— The exercise —
Can you transcribe the data exactly? Leave the pictures out.

:: Supplied material ::

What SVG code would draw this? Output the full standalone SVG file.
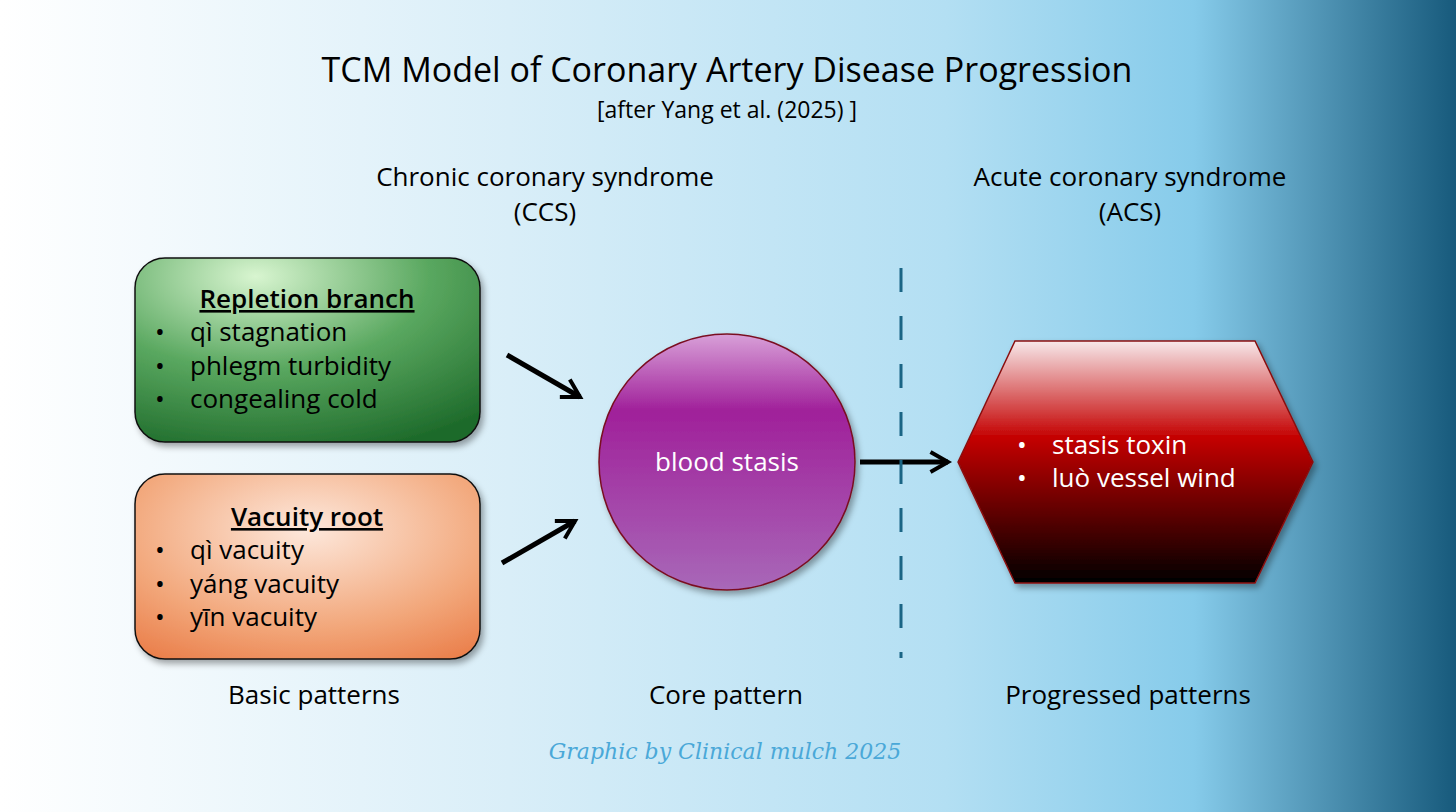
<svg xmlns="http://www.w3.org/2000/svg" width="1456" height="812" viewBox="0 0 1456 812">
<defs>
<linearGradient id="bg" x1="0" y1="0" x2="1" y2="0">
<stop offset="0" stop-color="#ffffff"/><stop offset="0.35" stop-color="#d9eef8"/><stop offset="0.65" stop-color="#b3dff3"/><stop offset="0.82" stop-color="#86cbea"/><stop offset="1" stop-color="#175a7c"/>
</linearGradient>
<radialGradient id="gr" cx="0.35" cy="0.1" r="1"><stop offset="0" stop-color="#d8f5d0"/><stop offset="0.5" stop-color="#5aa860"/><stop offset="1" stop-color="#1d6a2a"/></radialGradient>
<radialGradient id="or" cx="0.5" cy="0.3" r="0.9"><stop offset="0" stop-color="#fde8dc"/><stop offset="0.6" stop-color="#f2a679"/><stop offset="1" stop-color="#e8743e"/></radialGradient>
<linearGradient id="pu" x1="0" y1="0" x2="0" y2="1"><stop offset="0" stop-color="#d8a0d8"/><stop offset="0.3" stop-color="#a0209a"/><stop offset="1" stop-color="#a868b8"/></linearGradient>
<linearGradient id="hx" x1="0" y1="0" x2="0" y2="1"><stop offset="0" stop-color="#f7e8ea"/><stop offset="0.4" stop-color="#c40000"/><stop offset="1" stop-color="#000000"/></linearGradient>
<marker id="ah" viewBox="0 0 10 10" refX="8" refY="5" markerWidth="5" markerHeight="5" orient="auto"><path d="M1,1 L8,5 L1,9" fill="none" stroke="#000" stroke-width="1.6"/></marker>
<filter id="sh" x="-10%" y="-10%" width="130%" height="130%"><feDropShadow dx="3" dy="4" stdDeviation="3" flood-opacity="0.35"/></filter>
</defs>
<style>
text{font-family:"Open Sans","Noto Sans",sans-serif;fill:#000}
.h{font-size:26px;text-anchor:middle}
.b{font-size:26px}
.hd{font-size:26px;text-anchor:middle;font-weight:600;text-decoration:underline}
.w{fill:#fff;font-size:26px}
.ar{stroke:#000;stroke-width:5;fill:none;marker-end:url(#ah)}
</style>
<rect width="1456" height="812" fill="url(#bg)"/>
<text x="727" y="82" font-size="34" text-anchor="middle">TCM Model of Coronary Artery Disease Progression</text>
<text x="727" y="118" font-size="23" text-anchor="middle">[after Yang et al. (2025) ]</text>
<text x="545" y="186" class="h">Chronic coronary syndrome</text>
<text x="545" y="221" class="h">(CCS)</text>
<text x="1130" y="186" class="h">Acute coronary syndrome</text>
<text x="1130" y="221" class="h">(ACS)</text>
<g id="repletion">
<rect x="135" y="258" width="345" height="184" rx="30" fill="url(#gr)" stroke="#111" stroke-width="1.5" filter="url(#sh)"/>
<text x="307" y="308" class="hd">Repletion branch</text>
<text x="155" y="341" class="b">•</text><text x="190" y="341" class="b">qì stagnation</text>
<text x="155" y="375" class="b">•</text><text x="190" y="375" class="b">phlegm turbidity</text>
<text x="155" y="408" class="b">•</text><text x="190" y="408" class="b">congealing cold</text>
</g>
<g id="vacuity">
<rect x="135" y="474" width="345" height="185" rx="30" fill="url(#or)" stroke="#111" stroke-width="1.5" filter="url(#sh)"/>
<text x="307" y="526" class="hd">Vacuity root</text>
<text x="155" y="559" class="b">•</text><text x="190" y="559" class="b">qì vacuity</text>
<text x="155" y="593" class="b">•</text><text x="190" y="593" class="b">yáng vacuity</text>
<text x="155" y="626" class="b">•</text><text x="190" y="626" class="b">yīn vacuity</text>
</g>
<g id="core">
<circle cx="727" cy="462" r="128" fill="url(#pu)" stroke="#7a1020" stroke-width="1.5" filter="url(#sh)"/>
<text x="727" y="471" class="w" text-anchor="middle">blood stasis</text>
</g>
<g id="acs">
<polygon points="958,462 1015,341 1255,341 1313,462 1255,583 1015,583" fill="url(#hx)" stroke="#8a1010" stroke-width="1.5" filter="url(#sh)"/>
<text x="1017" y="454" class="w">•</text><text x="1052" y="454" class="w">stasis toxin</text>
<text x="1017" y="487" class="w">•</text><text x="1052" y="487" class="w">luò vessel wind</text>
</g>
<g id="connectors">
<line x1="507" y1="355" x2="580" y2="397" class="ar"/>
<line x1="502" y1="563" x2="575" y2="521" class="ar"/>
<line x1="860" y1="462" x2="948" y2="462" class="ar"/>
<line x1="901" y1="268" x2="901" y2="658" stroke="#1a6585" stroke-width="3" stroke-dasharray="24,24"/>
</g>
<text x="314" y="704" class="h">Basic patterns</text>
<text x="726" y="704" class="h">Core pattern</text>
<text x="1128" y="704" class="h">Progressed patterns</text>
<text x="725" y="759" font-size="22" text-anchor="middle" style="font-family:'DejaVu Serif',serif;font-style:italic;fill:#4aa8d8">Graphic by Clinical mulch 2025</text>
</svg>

:::

— The answer —
What SVG code would draw this? Output the full standalone SVG file.
<svg xmlns="http://www.w3.org/2000/svg" width="1456" height="812" viewBox="0 0 1456 812">
<defs>
<linearGradient id="bg" x1="0" y1="0" x2="1" y2="0">
<stop offset="0" stop-color="#ffffff"/><stop offset="0.35" stop-color="#d9eef8"/><stop offset="0.65" stop-color="#b3dff3"/><stop offset="0.82" stop-color="#86cbea"/><stop offset="1" stop-color="#175a7c"/>
</linearGradient>
<radialGradient id="gr" cx="0.35" cy="0.1" r="1"><stop offset="0" stop-color="#d8f5d0"/><stop offset="0.5" stop-color="#5aa860"/><stop offset="1" stop-color="#1d6a2a"/></radialGradient>
<radialGradient id="or" cx="0.5" cy="0.3" r="0.9"><stop offset="0" stop-color="#fde8dc"/><stop offset="0.6" stop-color="#f2a679"/><stop offset="1" stop-color="#e8743e"/></radialGradient>
<linearGradient id="pu" x1="0" y1="0" x2="0" y2="1"><stop offset="0" stop-color="#d8a0d8"/><stop offset="0.3" stop-color="#a0209a"/><stop offset="1" stop-color="#a868b8"/></linearGradient>
<linearGradient id="hx" x1="0" y1="0" x2="0" y2="1"><stop offset="0" stop-color="#f7e8ea"/><stop offset="0.4" stop-color="#c40000"/><stop offset="1" stop-color="#000000"/></linearGradient>
<marker id="ah" viewBox="0 0 10 10" refX="8" refY="5" markerWidth="5" markerHeight="5" orient="auto"><path d="M1,1 L8,5 L1,9" fill="none" stroke="#000" stroke-width="1.6"/></marker>
<filter id="sh" x="-10%" y="-10%" width="130%" height="130%"><feDropShadow dx="3" dy="4" stdDeviation="3" flood-opacity="0.35"/></filter>
</defs>
<style>
text{font-family:"Open Sans","Noto Sans",sans-serif;fill:#000}
.h{font-size:26px;text-anchor:middle}
.b{font-size:26px}
.hd{font-size:26px;text-anchor:middle;font-weight:600;text-decoration:underline}
.w{fill:#fff;font-size:26px}
.ar{stroke:#000;stroke-width:5;fill:none;marker-end:url(#ah)}
</style>
<rect width="1456" height="812" fill="url(#bg)"/>
<text x="727" y="82" font-size="34" text-anchor="middle">TCM Model of Coronary Artery Disease Progression</text>
<text x="727" y="118" font-size="23" text-anchor="middle">[after Yang et al. (2025) ]</text>
<text x="545" y="186" class="h">Chronic coronary syndrome</text>
<text x="545" y="221" class="h">(CCS)</text>
<text x="1130" y="186" class="h">Acute coronary syndrome</text>
<text x="1130" y="221" class="h">(ACS)</text>
<g id="repletion">
<rect x="135" y="258" width="345" height="184" rx="30" fill="url(#gr)" stroke="#111" stroke-width="1.5" filter="url(#sh)"/>
<text x="307" y="308" class="hd">Repletion branch</text>
<text x="155" y="341" class="b">•</text><text x="190" y="341" class="b">qì stagnation</text>
<text x="155" y="375" class="b">•</text><text x="190" y="375" class="b">phlegm turbidity</text>
<text x="155" y="408" class="b">•</text><text x="190" y="408" class="b">congealing cold</text>
</g>
<g id="vacuity">
<rect x="135" y="474" width="345" height="185" rx="30" fill="url(#or)" stroke="#111" stroke-width="1.5" filter="url(#sh)"/>
<text x="307" y="526" class="hd">Vacuity root</text>
<text x="155" y="559" class="b">•</text><text x="190" y="559" class="b">qì vacuity</text>
<text x="155" y="593" class="b">•</text><text x="190" y="593" class="b">yáng vacuity</text>
<text x="155" y="626" class="b">•</text><text x="190" y="626" class="b">yīn vacuity</text>
</g>
<g id="core">
<circle cx="727" cy="462" r="128" fill="url(#pu)" stroke="#7a1020" stroke-width="1.5" filter="url(#sh)"/>
<text x="727" y="471" class="w" text-anchor="middle">blood stasis</text>
</g>
<g id="acs">
<polygon points="958,462 1015,341 1255,341 1313,462 1255,583 1015,583" fill="url(#hx)" stroke="#8a1010" stroke-width="1.5" filter="url(#sh)"/>
<text x="1017" y="454" class="w">•</text><text x="1052" y="454" class="w">stasis toxin</text>
<text x="1017" y="487" class="w">•</text><text x="1052" y="487" class="w">luò vessel wind</text>
</g>
<g id="connectors">
<line x1="507" y1="355" x2="580" y2="397" class="ar"/>
<line x1="502" y1="563" x2="575" y2="521" class="ar"/>
<line x1="860" y1="462" x2="948" y2="462" class="ar"/>
<line x1="901" y1="268" x2="901" y2="658" stroke="#1a6585" stroke-width="3" stroke-dasharray="24,24"/>
</g>
<text x="314" y="704" class="h">Basic patterns</text>
<text x="726" y="704" class="h">Core pattern</text>
<text x="1128" y="704" class="h">Progressed patterns</text>
<text x="725" y="759" font-size="22" text-anchor="middle" style="font-family:'DejaVu Serif',serif;font-style:italic;fill:#4aa8d8">Graphic by Clinical mulch 2025</text>
</svg>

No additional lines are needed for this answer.